Тем же вопросом он задавался и в письме к Верстолку:
Что же мне оставалось делать? Вызвать его самому? Но, во-первых, общественное звание, которым королю было угодно меня облечь, препятствовало этому; кроме того, тем дело не кончилось бы. Если бы я остался победителем, то обесчестил бы своего сына; недоброжелатели всюду бы говорили, что я сам вызвался, так как уже раз улаживал подобное дело, в котором мой сын обнаружил недостаток храбрости; а если бы я пал жертвой, то его жена осталась бы без поддержки, так как мой сын неминуемо выступил бы мстителем[564].
Кстати, сам Пушкин не возражал против такого подхода. Данзас вспоминал, что, когда он заметил поэту
что, по его мнению, он бы должен был стреляться с бароном Гекереном, отцом, а не с сыном, так как оскорбительное письмо он написал Гекерену, а не Дантесу. На это Пушкин отвечал, что Гекерен, по официальному своему положению, драться не может[565].

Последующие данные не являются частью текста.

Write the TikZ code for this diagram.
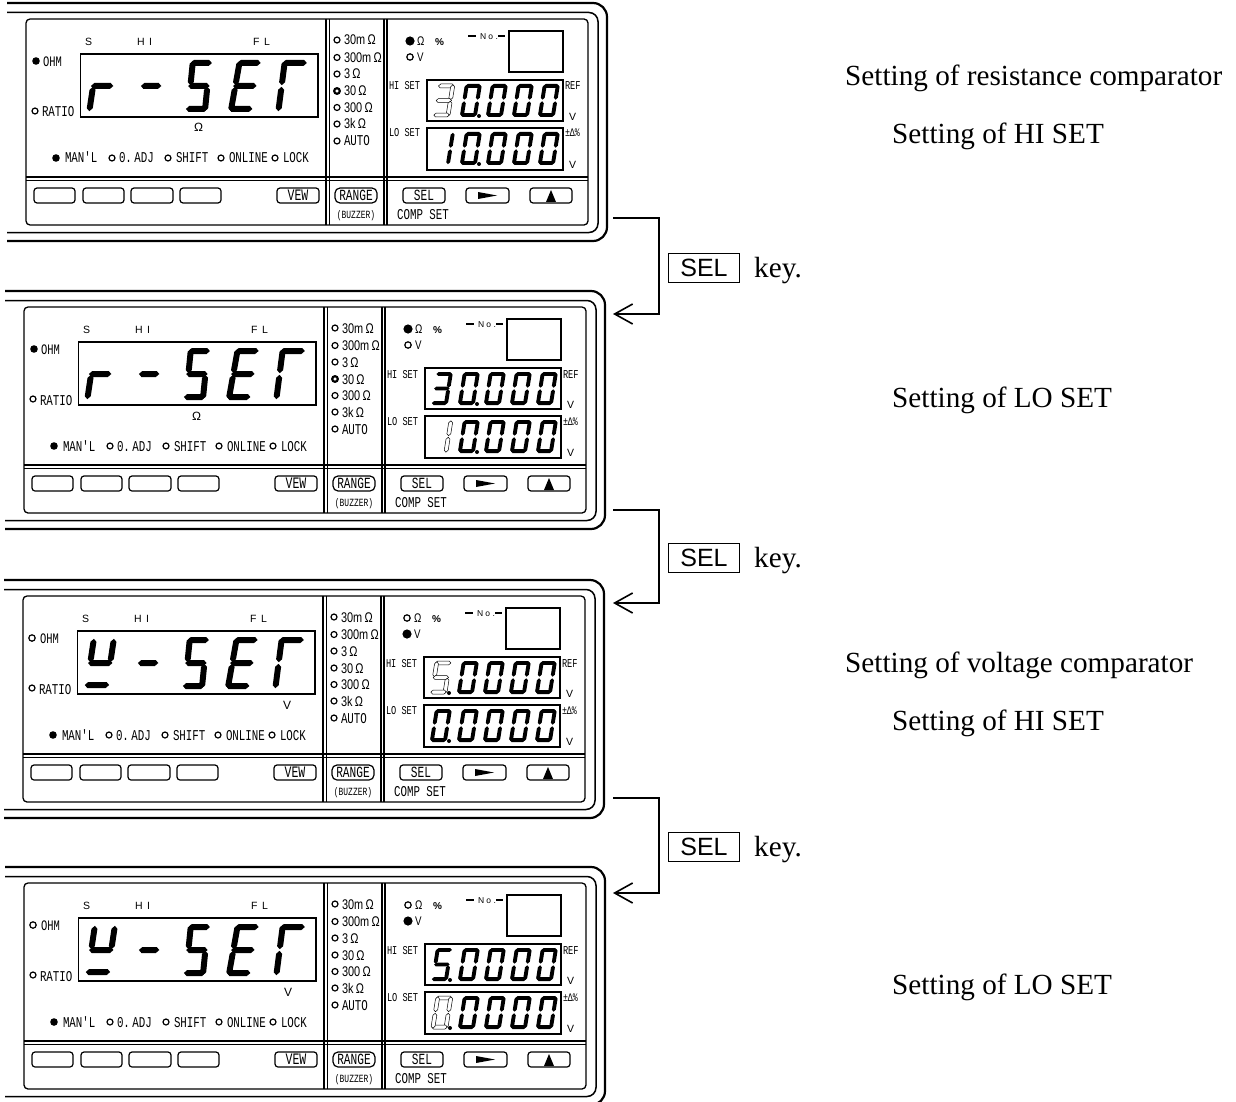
\documentclass[tikz,border=0pt]{standalone}
\usepackage{fontspec}
\usetikzlibrary{arrows.meta}
\setmainfont{Liberation Serif}
\newfontfamily\mn[FakeStretch=.72]{Liberation Mono}
\newfontfamily\sn[FakeStretch=.78]{Liberation Sans}
\newfontfamily\ar{Liberation Sans}
\newcount\nn
\newcommand{\Lb}[3]{\global\advance\nn by 1\relax \node[lb,font={#1}] (t\the\nn) at (#2) {#3};}
\newcommand{\Lc}[3]{\global\advance\nn by 1\relax \node[lb,anchor=base,font={#1}] (t\the\nn) at (#2) {#3};}
\newcommand{\HS}[3]{\path[\segst] ({#1},{#3}) -- ({#1+\dt/2},{#3-\dt/2}) -- ({#2-\dt/2},{#3-\dt/2}) -- ({#2},{#3}) -- ({#2-\dt/2},{#3+\dt/2}) -- ({#1+\dt/2},{#3+\dt/2}) -- cycle;}
\newcommand{\VS}[3]{\path[\segst] ({#1},{#2}) -- ({#1+\dt/2},{#2+\dt/2}) -- ({#1+\dt/2},{#3-\dt/2}) -- ({#1},{#3}) -- ({#1-\dt/2},{#3-\dt/2}) -- ({#1-\dt/2},{#2+\dt/2}) -- cycle;}
\newcommand{\dsega}{\HS{.8}{\dw-.8}{\dt/2}}
\newcommand{\dsegg}{\HS{.8}{\dw-.8}{\dh/2}}
\newcommand{\dsegd}{\HS{.8}{\dw-.8}{\dh-\dt/2}}
\newcommand{\dsegf}{\VS{\dt/2}{.8}{\dh/2-.8}}
\newcommand{\dsege}{\VS{\dt/2}{\dh/2+.8}{\dh-.8}}
\newcommand{\dsegb}{\VS{\dw-\dt/2}{.8}{\dh/2-.8}}
\newcommand{\dsegc}{\VS{\dw-\dt/2}{\dh/2+.8}{\dh-.8}}
% X Y w h t slant solid-segments hollow-segments
\newcommand{\Dg}[8]{\begin{scope}[shift={(#1,#2)},xslant=#6]
\def\dw{#3}\def\dh{#4}\def\dt{#5}
\def\segst{segsolid}\foreach \s in {#7}{\csname dseg\s\endcsname}
\def\segst{seghollow}\foreach \s in {#8}{\csname dseg\s\endcsname}
\end{scope}}
% y, first digit solid, first digit hollow, dot x, dot y
\newcommand{\Rw}[5]{%
\Dg{438}{#1}{17}{33}{3.9}{.16}{#2}{#3}
\Dg{465}{#1}{17}{33}{3.9}{.16}{a,b,c,d,e,f}{}
\Dg{491}{#1}{17}{33}{3.9}{.16}{a,b,c,d,e,f}{}
\Dg{517}{#1}{17}{33}{3.9}{.16}{a,b,c,d,e,f}{}
\Dg{543}{#1}{17}{33}{3.9}{.16}{a,b,c,d,e,f}{}
\fill (#4,#5) circle[radius=2pt];}
\newcommand{\Panel}[1]{%
\draw[outerf] (7,3) -- (607,3) -- (607,241) -- (7,241);
\draw[innerf] (7,12.5) -- (598,12.5) -- (598,232.5) -- (7,232.5);
\draw[bodyf] (26,19) rectangle (588,225);
\draw[thick3] (326,19) -- (326,225) (329.5,19) -- (329.5,225) (384,19) -- (384,225) (387,19) -- (387,225) (26,177) -- (588,177) (26,180.5) -- (588,180.5);
\draw[boxl] (80.5,54) rectangle (318,117);
\draw[boxl] (509,31) rectangle (563,72);
\draw[boxl] (427,80) rectangle (563,121);
\draw[boxl] (427,128) rectangle (563,170);
\Lb{\ar\fontsize{10.5}{10.5}\selectfont}{85,45.5}{S}
\Lb{\ar\fontsize{10.5}{10.5}\selectfont}{137,45.5}{H\ \,I}
\Lb{\ar\fontsize{10.5}{10.5}\selectfont}{253,45.5}{F\ \,L}
\Lb{\mn\fontsize{14.5}{14.5}\selectfont}{43,66.5}{OHM}
\Lb{\mn\fontsize{15}{15}\selectfont}{42,117}{RATIO}
\Lb{\mn\fontsize{15}{15}\selectfont}{65,163}{MAN'L}
\Lb{\mn\fontsize{15}{15}\selectfont}{119,163}{0.\,ADJ}
\Lb{\mn\fontsize{15}{15}\selectfont}{176,163}{SHIFT}
\Lb{\mn\fontsize{15}{15}\selectfont}{229,163}{ONLINE}
\Lb{\mn\fontsize{15}{15}\selectfont}{283,163}{LOCK}
\fill (56,158) circle[radius=3.8pt];
\draw[doth] (112,158) circle[radius=3pt];
\draw[doth] (168,158) circle[radius=3pt];
\draw[doth] (221,158) circle[radius=3pt];
\draw[doth] (275,158) circle[radius=3pt];
\foreach \yy in {40,57.5,74,107.5,124,141}{\draw[doth] (337,\yy) circle[radius=3pt];}
\Lb{\sn\fontsize{14}{14}\selectfont}{344,45}{30m\,Ω}
\Lb{\sn\fontsize{14}{14}\selectfont}{344,62.5}{300m\,Ω}
\Lb{\sn\fontsize{14}{14}\selectfont}{344,79}{3\,Ω}
\Lb{\sn\fontsize{14}{14}\selectfont}{344,96}{30\,Ω}
\Lb{\sn\fontsize{14}{14}\selectfont}{344,112.5}{300\,Ω}
\Lb{\sn\fontsize{14}{14}\selectfont}{344,129}{3k\,Ω}
\Lb{\mn\fontsize{15}{15}\selectfont}{344,146}{AUTO}
\Lb{\sn\fontsize{12.5}{12.5}\selectfont}{417,45.5}{Ω}
\Lb{\sn\fontsize{12.5}{12.5}\selectfont}{417,61.5}{V}
\Lb{\ar\bfseries\fontsize{10}{10}\selectfont}{435,45.5}{\%}
\Lb{\ar\fontsize{8.5}{8.5}\selectfont}{480,39.5}{N o .}
\draw[boxl] (468,36) -- (476,36) (498,36) -- (505,36);
\Lb{\mn\fontsize{12}{12}\selectfont}{389,90}{HI SET}
\Lb{\mn\fontsize{12}{12}\selectfont}{389,137}{LO SET}
\Lb{\mn\fontsize{12}{12}\selectfont}{565,90}{REF}
\Lb{\mn\fontsize{11.5}{11.5}\selectfont}{565,137}{±Δ\%}
\Lb{\ar\fontsize{10.5}{10.5}\selectfont}{569,120.5}{V}
\Lb{\ar\fontsize{10.5}{10.5}\selectfont}{569,168.5}{V}
\draw[keyb] (34,188) rectangle (75,203);
\draw[keyb] (83,188) rectangle (124,203);
\draw[keyb] (131,188) rectangle (173,203);
\draw[keyb] (180,188) rectangle (221,203);
\draw[keyb] (277,188) rectangle (319,203);
\draw[keyb,rounded corners=5pt] (335,188) rectangle (377,203);
\draw[keyb] (403,188) rectangle (445,203);
\draw[keyb] (466,188) rectangle (509,203);
\draw[keyb] (530,188) rectangle (572,203);
\Lc{\mn\fontsize{16}{16}\selectfont}{298,200.5}{VEW}
\Lc{\mn\fontsize{15.5}{15.5}\selectfont}{356,200.5}{RANGE}
\Lc{\mn\fontsize{15.5}{15.5}\selectfont}{424,200.5}{SEL}
\Lc{\mn\fontsize{11}{11}\selectfont}{356,218.5}{(BUZZER)}
\Lc{\mn\fontsize{15}{15}\selectfont}{423,219.5}{COMP SET}
\fill (478,192) -- (497,195.5) -- (478,199) -- cycle;
\fill (551,190) -- (556,202) -- (546,202) -- cycle;
\Dg{144}{60}{22}{52}{6}{.15}{g}{}
\Dg{190}{60}{23}{52}{6}{.1}{a,f,g,c,d}{}
\Dg{237}{60}{25}{52}{6}{.18}{a,f,g,e,d}{}
\Dg{282}{60}{26}{52}{6}{.13}{a,f,e}{}
\if r#1
 \Dg{94}{60}{24}{52}{6}{.15}{g,e}{}
 \Lb{\ar\fontsize{12}{12}\selectfont}{194,132}{Ω}
 \fill (36,61) circle[radius=3.8pt];
 \draw[doth] (35,111) circle[radius=3pt];
 \draw[doth,line width=2.2pt] (337,91) circle[radius=2.8pt];
 \fill (410,41) circle[radius=4.6pt];
 \draw[doth] (410,57) circle[radius=3.2pt];
\else
 \Dg{94}{61}{26}{50}{6}{.15}{f,b,g,d}{}
 \Lb{\ar\fontsize{12}{12}\selectfont}{286,132}{V}
 \draw[doth] (35,61) circle[radius=3.2pt];
 \draw[doth] (35,111) circle[radius=3pt];
 \draw[doth] (337,91) circle[radius=3pt];
 \draw[doth] (410,41) circle[radius=3.2pt];
 \fill (410,57) circle[radius=4.6pt];
\fi
}
\tikzset{
 lb/.style={inner sep=0pt,outer sep=0pt,anchor=base west,text=black},
 segsolid/.style={fill=black},
 seghollow/.style={fill=white,draw=black,line width=.5pt},
 outerf/.style={line width=2.2pt,rounded corners=14pt},
 innerf/.style={line width=1.5pt,rounded corners=9pt},
 bodyf/.style={line width=1.3pt,rounded corners=4pt},
 thick3/.style={line width=1.3pt},
 boxl/.style={line width=1.1pt},
 doth/.style={line width=1.2pt,fill=white},
 keyb/.style={line width=1.2pt,rounded corners=3pt},
 conn/.style={line width=1.6pt,-{Straight Barb[length=18pt,width=20pt,line width=1.6pt]}},
 notetext/.style={inner sep=0pt,anchor=base west,font=\fontsize{29.2}{29.2}\selectfont},
 selbox/.style={draw,line width=1.8pt,minimum width=71pt,minimum height=29pt,inner sep=0pt,font=\ar\fontsize{25}{25}\selectfont},
}
\begin{document}
\begin{tikzpicture}[x=1pt,y=-1pt]
\useasboundingbox (0,0) rectangle (1236,1102);
\clip (0,0) rectangle (1236,1102);
\fill[white] (0,0) rectangle (1236,1102);
\begin{scope}[shift={(0,0)}]
\Panel{r}
\Rw{84}{}{a,b,g,c,d}{479}{116}
\Rw{132}{b,c}{}{479}{164}
\end{scope}
\begin{scope}[shift={(-2,288)}]
\Panel{r}
\Rw{84}{a,b,g,c,d}{}{479}{116}
\Rw{132}{}{b,c}{479}{164}
\end{scope}
\begin{scope}[shift={(-3,577)}]
\Panel{v}
\Rw{84}{}{a,f,g,c,d}{452}{116}
\Rw{132}{a,b,c,d,e,f}{}{452}{164}
\end{scope}
\begin{scope}[shift={(-2,864)}]
\Panel{v}
\Rw{84}{a,f,g,c,d}{}{452}{116}
\Rw{132}{}{a,b,c,d,e,f}{452}{164}
\end{scope}
\coordinate (s1) at (613,218); \coordinate (m1) at (659,314); \coordinate (e1) at (613,314);
\coordinate (s2) at (613,510); \coordinate (m2) at (659,603); \coordinate (e2) at (613,603);
\coordinate (s3) at (613,798); \coordinate (m3) at (659,893); \coordinate (e3) at (613,893);
\draw[conn] (s1) -| (m1) -- (e1);
\draw[conn] (s2) -| (m2) -- (e2);
\draw[conn] (s3) -| (m3) -- (e3);
\node[selbox] (sel1) at (704,268) {SEL};
\node[selbox] (sel2) at (704,558) {SEL};
\node[selbox] (sel3) at (704,847) {SEL};
\node[notetext] (k1) at (754,277) {key.};
\node[notetext] (k2) at (754,567) {key.};
\node[notetext] (k3) at (754,856) {key.};
\node[notetext] (n1) at (845,86) {Setting of resistance comparator};
\node[notetext] (n2) at (892,144) {Setting of HI SET};
\node[notetext] (n3) at (892,407) {Setting of LO SET};
\node[notetext] (n4) at (845,672) {Setting of voltage comparator};
\node[notetext] (n5) at (892,730) {Setting of HI SET};
\node[notetext] (n6) at (892,994) {Setting of LO SET};
\end{tikzpicture}
\end{document}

Безусловно, все эти рассуждения были отголоском разговора со Строгановым. Но в письме к Верстолку Геккерн, чтобы не вызывать лишних вопросов, придал своему визиту как бы случайный характер - ехал
Строганов оказался в сложном положении. Он уже раз пытался примирить Пушкина с Геккернами, но из этого ничего не вышло. Пригласить к себе поэта и прочитать ему мораль было недостаточно. Оскорбление, которое Пушкин нанес Геккернам требовало серьезных извинений, на которые поэт никогда не пошел бы. Оставалось одно - дуэль. Посланник хорошо разбирался в правилах дворянской этики и знал, что предложит ему Строганов. В своих последуэльных письмах Геккерн постоянно ссылался на имя родственника-вельможи. 11 февраля он писал барону Верстолку:
я не хотел опереться только на мое личное мнение и посоветовался с графом Строгановым, моим другом. Так как он согласился со мною, то я показал письмо сыну, и вызов господину Пушкину был послан.
И добавил:
В самый день катастрофы граф и графиня Нессельроде, так же, как и граф и графиня Строгановы, оставили мой дом только в час пополуночи[566].

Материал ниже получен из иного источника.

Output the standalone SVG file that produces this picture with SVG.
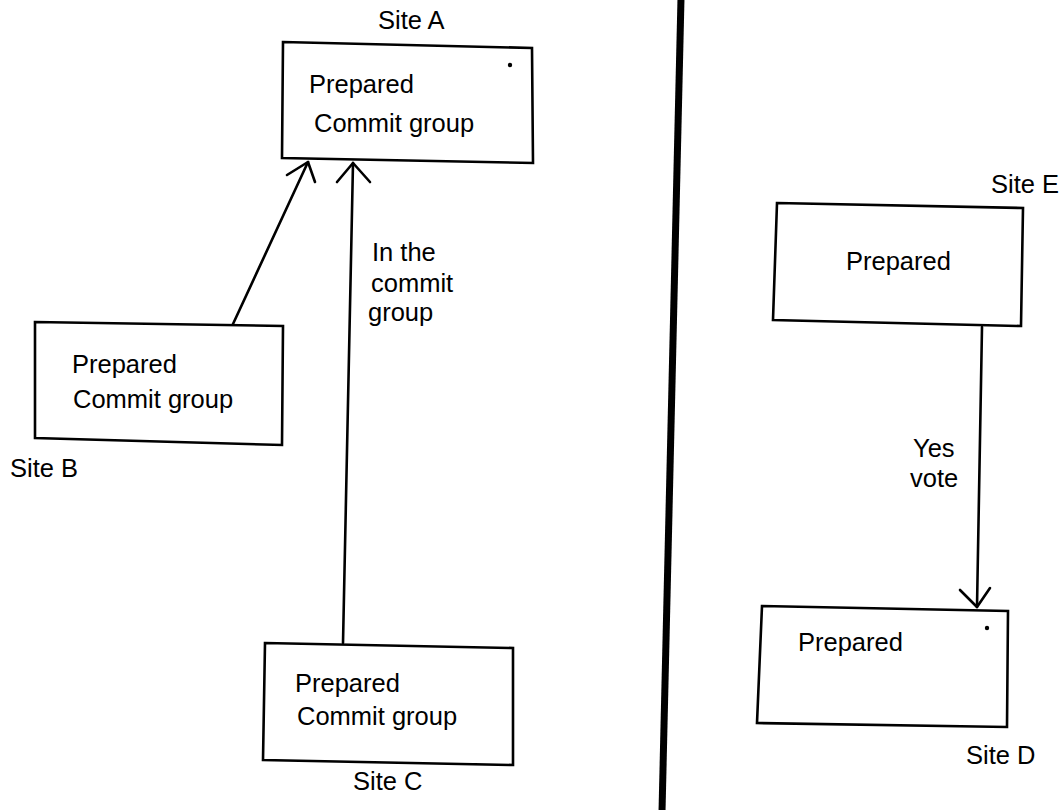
<svg xmlns="http://www.w3.org/2000/svg" width="1063" height="810" viewBox="0 0 1063 810">
<style>
.box{fill:#fff;stroke:#000;stroke-width:2.6;stroke-linejoin:miter}
.t{font-family:"Liberation Sans",Arial,sans-serif;font-size:25.5px;fill:#000}
.ln{fill:none;stroke:#000;stroke-width:2.6;stroke-linecap:round;stroke-linejoin:round}
</style>
<rect width="1063" height="810" fill="#fff"/>
<line x1="681" y1="-2" x2="662" y2="812" stroke="#000" stroke-width="7"/>
<g id="connectors">
<line class="ln" x1="233" y1="324" x2="308" y2="162"/>
<polyline class="ln" points="287,175 308,162 315,182"/>
<line class="ln" x1="343" y1="643" x2="353" y2="163"/>
<polyline class="ln" points="337,182 353,163 370,182"/>
<line class="ln" x1="982" y1="327" x2="977" y2="607"/>
<polyline class="ln" points="960,590 977,607 990,588"/>
<text class="t" x="372" y="261">In the</text>
<text class="t" x="371" y="292">commit</text>
<text class="t" x="368" y="321">group</text>
<text class="t" x="913" y="457">Yes</text>
<text class="t" x="910" y="487">vote</text>
</g>
<g id="siteA">
<polygon class="box" points="283,42 532,48 533,163 282,158"/>
<text class="t" x="378" y="29">Site A</text>
<text class="t" x="309" y="93">Prepared</text>
<text class="t" x="314" y="132">Commit group</text>
<circle cx="510" cy="65" r="2.2" fill="#000"/>
</g>
<g id="siteB">
<polygon class="box" points="35,322 283,326 282,445 35,438"/>
<text class="t" x="72" y="373">Prepared</text>
<text class="t" x="73" y="408">Commit group</text>
<text class="t" x="10" y="477">Site B</text>
</g>
<g id="siteC">
<polygon class="box" points="265,643 513,648 513,765 263,760"/>
<text class="t" x="295" y="692">Prepared</text>
<text class="t" x="297" y="725">Commit group</text>
<text class="t" x="353" y="790">Site C</text>
</g>
<g id="siteE">
<polygon class="box" points="777,203 1023,208 1021,326 773,320"/>
<text class="t" x="846" y="270">Prepared</text>
<text class="t" x="991" y="193">Site E</text>
</g>
<g id="siteD">
<polygon class="box" points="762,606 1008,611 1007,727 757,723"/>
<text class="t" x="798" y="651">Prepared</text>
<circle cx="987" cy="628" r="2.2" fill="#000"/>
<text class="t" x="966" y="764">Site D</text>
</g>
</svg>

Создавалось впечатление, что не Геккерны, а Строганов принял окончательное решение свести родственников на дуэли. И судить надо было одного из самых влиятельных лиц государства! Ясно, что при таком порядке вещей, посланник мог чувствовать себя вполне защищенным.
Тем временем, отобедав на скорую руку, в шестом часу дня, Пушкин вышел из дома. Возможно, у него была предварительная договоренность о повторной встрече с Вревской, или поэт просто искал возможность отвлечься и решил еще раз навестить тригорскую знакомую. Во всяком случае, как следует из письма барона М.Н.Сердобина (сводного брата Б.А.Вревского), они виделись в этот день:
во время короткого пребывания моей невестки здесь ...Александр Сергеевич часто бывал у нас и даже обедал и провел почти весь день у нас накануне этой несчастной дуэли...[567].
Предположим, что память барона подвела, и он соединил в уме события двух последних дней, но существует еще одно свидетельство, которое косвенно подтверждает, что такая встреча, хотя не столь продолжительная, могла состояться и 26 января. Барон Б.А.Вревский писал Н.И.Павлищеву: «Евпраксия Николаевна была с покойным Александром Сергеевичем все последние дни его жизни»[568], то есть последний день не исключался.
Вечером, возвращаясь с Васильевского острова, Пушкин зашел в книжную лавку Лисенкова на Садовой улице, где долго и оживленно беседовал с литератором Б.М. Федоровым. После катастрофы Лисенков писал Ефремову, что
они (т.е. Пушкин и Федоров –А.Л.) два или три часа не могли расстаться и пробыли в моем магазине чуть ли не до полуночи ...предложенный им мною чай не пожелали принять и с жаром друг с другом вели непрерывный интересный разговор обо всем литературном мире[569].
В сообщениях подобного рода время играет особую метафорическую роль, указывающую на важность события. «Два или три часа», «чуть ли не до полуночи» - это образное определение, а не точное указание на время. Скорее всего, Пушкин провел в лавке не более двух часов и ушел около десяти часов вечера.